Le "By Jove" de l'anglais Mortimer vient de là...
L'expression est à présent archaïque, mais toujours usitée.

Le nom "Jupiter" a bien entendu servi à baptiser la plus grande des planètes de notre système solaire.
Mais saviez-vous que l'adjectif "jovial" désignait à l'origine ceux qui étaient nés sous l'influence de la planète, réputés pour être gais, optimistes, plein d'entrain...

Jupiter


En français, nous lui devons bien évidemment...
dieu, déité, diva, divin... Mais diurne aussi!

Ou encore jour, journée, journal

Et jeudi!

Jeudi est un cas vraiment très particulier (peut-être même unique?)... car il s'agit d'un double dérivé de la même racine,*dyeu-, puisqu'il provient à la fois des latins Jovis ("Jupiter", dérivé en "jeu-") et dies ("jour", dérivé en "-di"), pour signifier "le jour de Jupiter".

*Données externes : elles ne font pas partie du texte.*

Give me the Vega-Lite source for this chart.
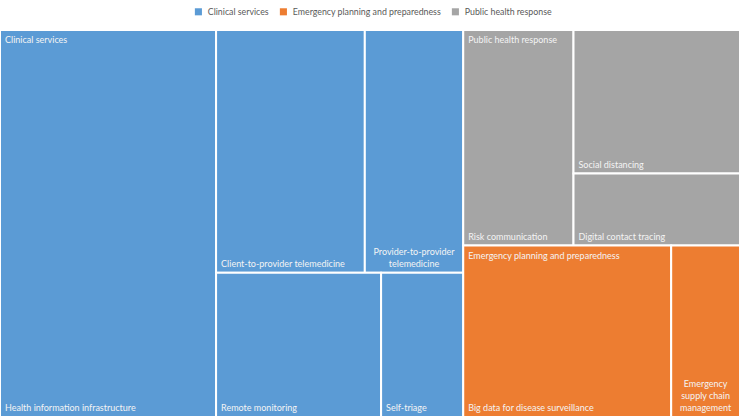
{
  "$schema": "https://vega.github.io/schema/vega-lite/v6.json",
  "width": 740,
  "height": 387,
  "autosize": "none",
  "padding": {"left": 0, "right": 0, "top": 30, "bottom": 0},
  "background": "white",
  "config": {"view": {"stroke": null}},
  "datasets": {
    "leaves": [
      {"group": "Clinical services", "label": "Health information infrastructure", "x0": 0, "x1": 29.2, "y0": 0, "y1": 100},
      {"group": "Clinical services", "label": "Client-to-provider telemedicine", "x0": 29.2, "x1": 49.3, "y0": 0, "y1": 62.7},
      {"group": "Clinical services", "label": ["Provider-to-provider", "telemedicine"], "x0": 49.3, "x1": 62.6, "y0": 0, "y1": 62.7},
      {"group": "Clinical services", "label": "Remote monitoring", "x0": 29.2, "x1": 51.5, "y0": 62.7, "y1": 100},
      {"group": "Clinical services", "label": "Self-triage", "x0": 51.5, "x1": 62.6, "y0": 62.7, "y1": 100},
      {"group": "Public health response", "label": "Risk communication", "x0": 62.6, "x1": 77.5, "y0": 0, "y1": 55.7},
      {"group": "Public health response", "label": "Social distancing", "x0": 77.5, "x1": 100, "y0": 0, "y1": 37.1},
      {"group": "Public health response", "label": "Digital contact tracing", "x0": 77.5, "x1": 100, "y0": 37.1, "y1": 55.7},
      {"group": "Emergency planning and preparedness", "label": "Big data for disease surveillance", "x0": 62.6, "x1": 90.7, "y0": 55.7, "y1": 100},
      {"group": "Emergency planning and preparedness", "label": ["Emergency", "supply chain", "management"], "x0": 90.7, "x1": 100, "y0": 55.7, "y1": 100}
    ],
    "parents": [
      {"label": "Clinical services", "x0": 0, "y0": 0},
      {"label": "Public health response", "x0": 62.6, "y0": 0},
      {"label": "Emergency planning and preparedness", "x0": 62.6, "y0": 55.7}
    ]
  },
  "layer": [
    {
      "data": {"name": "leaves"},
      "mark": {"type": "rect", "stroke": "white", "strokeWidth": 2},
      "encoding": {
        "x": {"field": "x0", "type": "quantitative", "scale": {"domain": [0, 100], "nice": false, "zero": false}, "axis": null},
        "x2": {"field": "x1"},
        "y": {"field": "y0", "type": "quantitative", "scale": {"domain": [0, 100], "nice": false, "zero": false, "reverse": true}, "axis": null},
        "y2": {"field": "y1"},
        "color": {
          "field": "group", "type": "nominal",
          "scale": {"domain": ["Clinical services", "Emergency planning and preparedness", "Public health response"], "range": ["#5B9BD5", "#ED7D31", "#A5A5A5"]},
          "legend": {"title": null, "orient": "none", "direction": "horizontal", "legendX": 194, "legendY": -23, "symbolType": "square", "symbolSize": 50, "symbolStrokeWidth": 0, "labelFont": "Lato", "labelFontSize": 8.8, "labelColor": "#595959", "labelLimit": 0, "columnPadding": 10, "labelOffset": 5}
        }
      }
    },
    {
      "data": {"name": "leaves"},
      "transform": [{"filter": "!isArray(datum.label)"}],
      "mark": {"type": "text", "align": "left", "baseline": "bottom", "dx": 5, "dy": -4, "font": "Lato", "fontSize": 9, "color": "#f4f4f4"},
      "encoding": {
        "x": {"field": "x0", "type": "quantitative"},
        "y": {"field": "y1", "type": "quantitative"},
        "text": {"field": "label"}
      }
    },
    {
      "data": {"name": "leaves"},
      "transform": [{"filter": "isArray(datum.label) && datum.label.length == 2"}, {"calculate": "(datum.x0 + datum.x1) / 2", "as": "xc"}],
      "mark": {"type": "text", "align": "center", "baseline": "bottom", "dy": -16, "lineHeight": 12, "font": "Lato", "fontSize": 9, "color": "#f4f4f4"},
      "encoding": {
        "x": {"field": "xc", "type": "quantitative"},
        "y": {"field": "y1", "type": "quantitative"},
        "text": {"field": "label"}
      }
    },
    {
      "data": {"name": "leaves"},
      "transform": [{"filter": "isArray(datum.label) && datum.label.length == 3"}, {"calculate": "(datum.x0 + datum.x1) / 2", "as": "xc"}],
      "mark": {"type": "text", "align": "center", "baseline": "bottom", "dy": -28, "lineHeight": 12, "font": "Lato", "fontSize": 9, "color": "#f4f4f4"},
      "encoding": {
        "x": {"field": "xc", "type": "quantitative"},
        "y": {"field": "y1", "type": "quantitative"},
        "text": {"field": "label"}
      }
    },
    {
      "data": {"name": "parents"},
      "mark": {"type": "text", "align": "left", "baseline": "top", "dx": 5, "dy": 6, "font": "Lato", "fontSize": 9, "color": "#f4f4f4"},
      "encoding": {
        "x": {"field": "x0", "type": "quantitative"},
        "y": {"field": "y0", "type": "quantitative"},
        "text": {"field": "label"}
      }
    }
  ]
}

Juillet - ça tombe bien non? - est le mois de Iulius (César), prénom qui originellement signifiait probablement "celui qui est descendu de Jupiter", ou encore "dévoué à Jupiter", basé sur Jovilius.

D'autres dérivés?

Deva est le mot sanskrit pour "divinité", tandis que devi, c'est la déesse...

Nanda Devi, la Déesse Joyeuse


Enfin, en anglais, le terme "dial" en est un descendant un peu curieux.
Dial, c'est le "cadran", to dial, c'est "composer un numéro de téléphone", par exemple ; c'est l'idée d'agir sur le cadran...
Tout simplement parce qu'à l'origine, quand on parlait du cadran dial, il s'agissait du sundial: le cadran solaire, qui devint plus tard le cadran de l'horloge; dial venant du latin diālis: journalier, ou relatif à la journée.



Joviale journée à toutes et tous, en ce mois divin!